*Directions for this task*
Please print exactly the lines below, from the start of the material up to and including the line with "(lgt3) at (102,178)", but none of the pictures.

--- --- ---

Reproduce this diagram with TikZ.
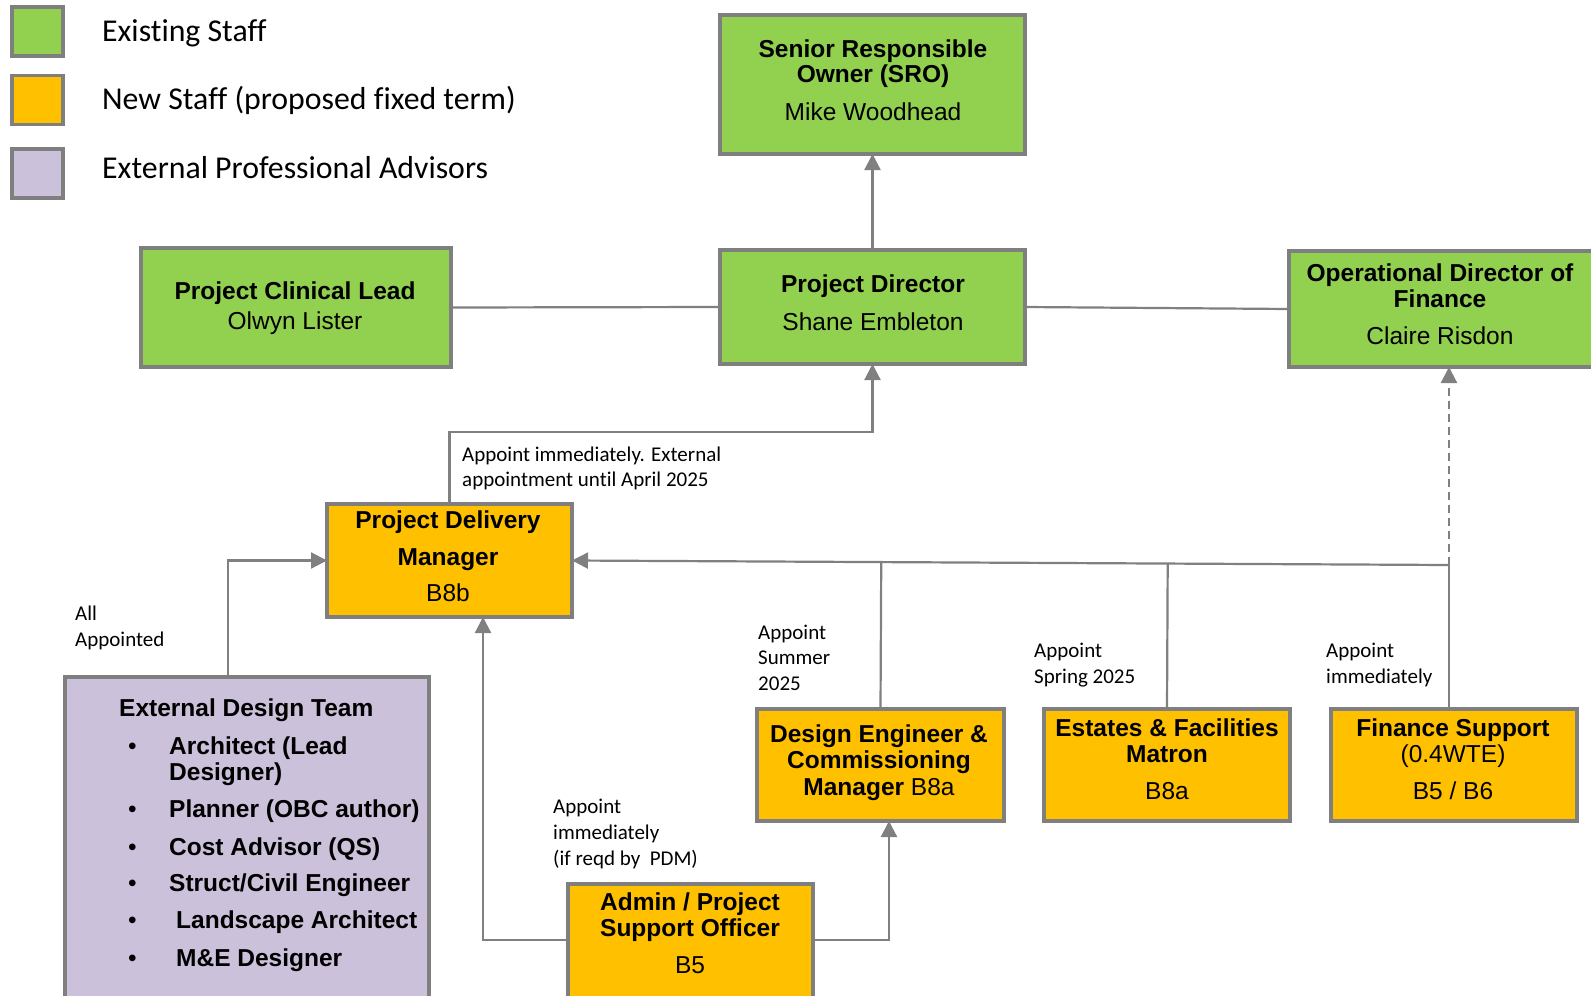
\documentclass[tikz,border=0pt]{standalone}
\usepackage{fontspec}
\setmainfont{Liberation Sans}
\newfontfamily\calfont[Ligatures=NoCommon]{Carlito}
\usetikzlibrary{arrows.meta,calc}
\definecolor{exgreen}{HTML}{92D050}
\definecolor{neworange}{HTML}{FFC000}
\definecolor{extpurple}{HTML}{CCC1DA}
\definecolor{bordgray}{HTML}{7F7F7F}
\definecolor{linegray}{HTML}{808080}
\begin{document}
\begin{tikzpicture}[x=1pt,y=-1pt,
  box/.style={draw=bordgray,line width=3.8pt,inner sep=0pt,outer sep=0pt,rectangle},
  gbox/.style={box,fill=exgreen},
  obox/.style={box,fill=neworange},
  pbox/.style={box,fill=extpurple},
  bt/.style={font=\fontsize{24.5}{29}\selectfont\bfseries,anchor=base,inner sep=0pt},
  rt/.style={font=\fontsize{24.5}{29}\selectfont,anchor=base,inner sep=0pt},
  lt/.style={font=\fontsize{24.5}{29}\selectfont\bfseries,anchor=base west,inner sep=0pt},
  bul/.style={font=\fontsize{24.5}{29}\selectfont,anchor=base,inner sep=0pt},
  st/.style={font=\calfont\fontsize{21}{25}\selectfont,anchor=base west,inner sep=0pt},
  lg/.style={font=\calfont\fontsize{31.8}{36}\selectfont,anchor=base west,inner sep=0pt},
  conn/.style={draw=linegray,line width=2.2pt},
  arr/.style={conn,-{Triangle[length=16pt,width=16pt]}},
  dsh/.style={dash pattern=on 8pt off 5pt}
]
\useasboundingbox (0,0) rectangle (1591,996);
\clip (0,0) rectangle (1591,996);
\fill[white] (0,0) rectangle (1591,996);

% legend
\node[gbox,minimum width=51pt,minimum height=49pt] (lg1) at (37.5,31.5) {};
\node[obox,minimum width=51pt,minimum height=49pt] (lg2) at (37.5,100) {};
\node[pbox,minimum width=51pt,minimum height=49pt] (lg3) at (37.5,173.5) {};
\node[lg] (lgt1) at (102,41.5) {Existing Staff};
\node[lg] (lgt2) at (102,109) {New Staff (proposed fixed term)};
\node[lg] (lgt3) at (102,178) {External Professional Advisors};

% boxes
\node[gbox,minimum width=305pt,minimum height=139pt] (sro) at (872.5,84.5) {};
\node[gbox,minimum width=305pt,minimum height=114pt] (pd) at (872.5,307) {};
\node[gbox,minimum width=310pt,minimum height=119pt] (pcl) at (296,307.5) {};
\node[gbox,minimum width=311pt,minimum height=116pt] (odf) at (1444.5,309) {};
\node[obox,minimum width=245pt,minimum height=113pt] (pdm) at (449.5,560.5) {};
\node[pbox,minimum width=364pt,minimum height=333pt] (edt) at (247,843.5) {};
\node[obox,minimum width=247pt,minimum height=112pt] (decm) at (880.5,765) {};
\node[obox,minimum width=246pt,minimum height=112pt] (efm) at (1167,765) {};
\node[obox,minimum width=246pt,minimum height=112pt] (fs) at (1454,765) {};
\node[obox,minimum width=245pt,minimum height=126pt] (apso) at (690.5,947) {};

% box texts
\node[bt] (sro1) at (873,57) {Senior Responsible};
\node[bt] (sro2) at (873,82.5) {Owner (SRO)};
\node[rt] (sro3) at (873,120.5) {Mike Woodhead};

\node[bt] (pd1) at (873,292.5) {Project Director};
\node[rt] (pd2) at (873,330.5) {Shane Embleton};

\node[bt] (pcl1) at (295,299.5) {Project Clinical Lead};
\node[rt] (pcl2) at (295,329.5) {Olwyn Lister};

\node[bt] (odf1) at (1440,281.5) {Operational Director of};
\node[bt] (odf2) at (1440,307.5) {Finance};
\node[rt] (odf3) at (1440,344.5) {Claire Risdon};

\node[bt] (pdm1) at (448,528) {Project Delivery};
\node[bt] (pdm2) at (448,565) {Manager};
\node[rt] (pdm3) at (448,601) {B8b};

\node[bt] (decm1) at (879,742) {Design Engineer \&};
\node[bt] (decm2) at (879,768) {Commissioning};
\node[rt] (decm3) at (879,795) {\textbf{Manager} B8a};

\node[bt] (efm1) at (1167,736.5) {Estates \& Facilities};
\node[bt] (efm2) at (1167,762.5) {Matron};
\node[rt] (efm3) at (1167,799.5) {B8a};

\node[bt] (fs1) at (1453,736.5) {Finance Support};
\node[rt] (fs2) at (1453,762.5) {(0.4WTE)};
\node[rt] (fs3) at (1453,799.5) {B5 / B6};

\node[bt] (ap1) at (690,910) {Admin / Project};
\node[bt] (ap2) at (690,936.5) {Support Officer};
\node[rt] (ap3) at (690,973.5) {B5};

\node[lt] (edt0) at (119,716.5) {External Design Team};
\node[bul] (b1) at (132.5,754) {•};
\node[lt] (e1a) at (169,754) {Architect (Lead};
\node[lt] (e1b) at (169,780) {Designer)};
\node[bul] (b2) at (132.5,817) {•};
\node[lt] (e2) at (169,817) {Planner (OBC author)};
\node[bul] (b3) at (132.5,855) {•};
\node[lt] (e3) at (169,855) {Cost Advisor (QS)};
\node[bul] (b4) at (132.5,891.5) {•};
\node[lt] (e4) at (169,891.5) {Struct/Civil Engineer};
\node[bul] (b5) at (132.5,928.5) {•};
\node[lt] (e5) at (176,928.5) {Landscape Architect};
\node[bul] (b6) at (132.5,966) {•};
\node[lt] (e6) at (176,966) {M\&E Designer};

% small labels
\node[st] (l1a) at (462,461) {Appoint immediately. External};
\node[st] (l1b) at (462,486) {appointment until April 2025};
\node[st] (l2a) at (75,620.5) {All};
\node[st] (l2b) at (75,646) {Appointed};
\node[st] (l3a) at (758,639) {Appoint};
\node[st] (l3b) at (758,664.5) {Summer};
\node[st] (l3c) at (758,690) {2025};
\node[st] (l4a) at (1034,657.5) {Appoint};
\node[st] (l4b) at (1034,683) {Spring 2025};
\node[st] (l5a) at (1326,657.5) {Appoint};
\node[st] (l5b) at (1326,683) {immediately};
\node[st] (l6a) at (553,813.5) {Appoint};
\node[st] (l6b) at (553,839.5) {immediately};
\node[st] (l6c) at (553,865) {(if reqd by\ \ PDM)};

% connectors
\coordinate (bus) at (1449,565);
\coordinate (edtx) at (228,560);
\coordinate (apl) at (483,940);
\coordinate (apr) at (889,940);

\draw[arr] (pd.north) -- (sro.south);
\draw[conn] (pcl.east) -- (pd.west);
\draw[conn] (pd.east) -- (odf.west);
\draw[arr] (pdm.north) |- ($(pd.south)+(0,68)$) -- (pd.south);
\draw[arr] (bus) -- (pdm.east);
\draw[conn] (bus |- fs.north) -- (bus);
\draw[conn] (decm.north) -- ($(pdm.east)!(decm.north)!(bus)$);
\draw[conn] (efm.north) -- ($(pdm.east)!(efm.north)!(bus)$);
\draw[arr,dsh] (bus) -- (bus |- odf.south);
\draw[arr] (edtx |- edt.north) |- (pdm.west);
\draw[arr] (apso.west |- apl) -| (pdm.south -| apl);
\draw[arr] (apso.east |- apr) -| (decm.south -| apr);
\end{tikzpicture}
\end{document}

--- --- ---

*Exercise answer*
Reproduce this diagram with TikZ.
\documentclass[tikz,border=0pt]{standalone}
\usepackage{fontspec}
\setmainfont{Liberation Sans}
\newfontfamily\calfont[Ligatures=NoCommon]{Carlito}
\usetikzlibrary{arrows.meta,calc}
\definecolor{exgreen}{HTML}{92D050}
\definecolor{neworange}{HTML}{FFC000}
\definecolor{extpurple}{HTML}{CCC1DA}
\definecolor{bordgray}{HTML}{7F7F7F}
\definecolor{linegray}{HTML}{808080}
\begin{document}
\begin{tikzpicture}[x=1pt,y=-1pt,
  box/.style={draw=bordgray,line width=3.8pt,inner sep=0pt,outer sep=0pt,rectangle},
  gbox/.style={box,fill=exgreen},
  obox/.style={box,fill=neworange},
  pbox/.style={box,fill=extpurple},
  bt/.style={font=\fontsize{24.5}{29}\selectfont\bfseries,anchor=base,inner sep=0pt},
  rt/.style={font=\fontsize{24.5}{29}\selectfont,anchor=base,inner sep=0pt},
  lt/.style={font=\fontsize{24.5}{29}\selectfont\bfseries,anchor=base west,inner sep=0pt},
  bul/.style={font=\fontsize{24.5}{29}\selectfont,anchor=base,inner sep=0pt},
  st/.style={font=\calfont\fontsize{21}{25}\selectfont,anchor=base west,inner sep=0pt},
  lg/.style={font=\calfont\fontsize{31.8}{36}\selectfont,anchor=base west,inner sep=0pt},
  conn/.style={draw=linegray,line width=2.2pt},
  arr/.style={conn,-{Triangle[length=16pt,width=16pt]}},
  dsh/.style={dash pattern=on 8pt off 5pt}
]
\useasboundingbox (0,0) rectangle (1591,996);
\clip (0,0) rectangle (1591,996);
\fill[white] (0,0) rectangle (1591,996);

% legend
\node[gbox,minimum width=51pt,minimum height=49pt] (lg1) at (37.5,31.5) {};
\node[obox,minimum width=51pt,minimum height=49pt] (lg2) at (37.5,100) {};
\node[pbox,minimum width=51pt,minimum height=49pt] (lg3) at (37.5,173.5) {};
\node[lg] (lgt1) at (102,41.5) {Existing Staff};
\node[lg] (lgt2) at (102,109) {New Staff (proposed fixed term)};
\node[lg] (lgt3) at (102,178) {External Professional Advisors};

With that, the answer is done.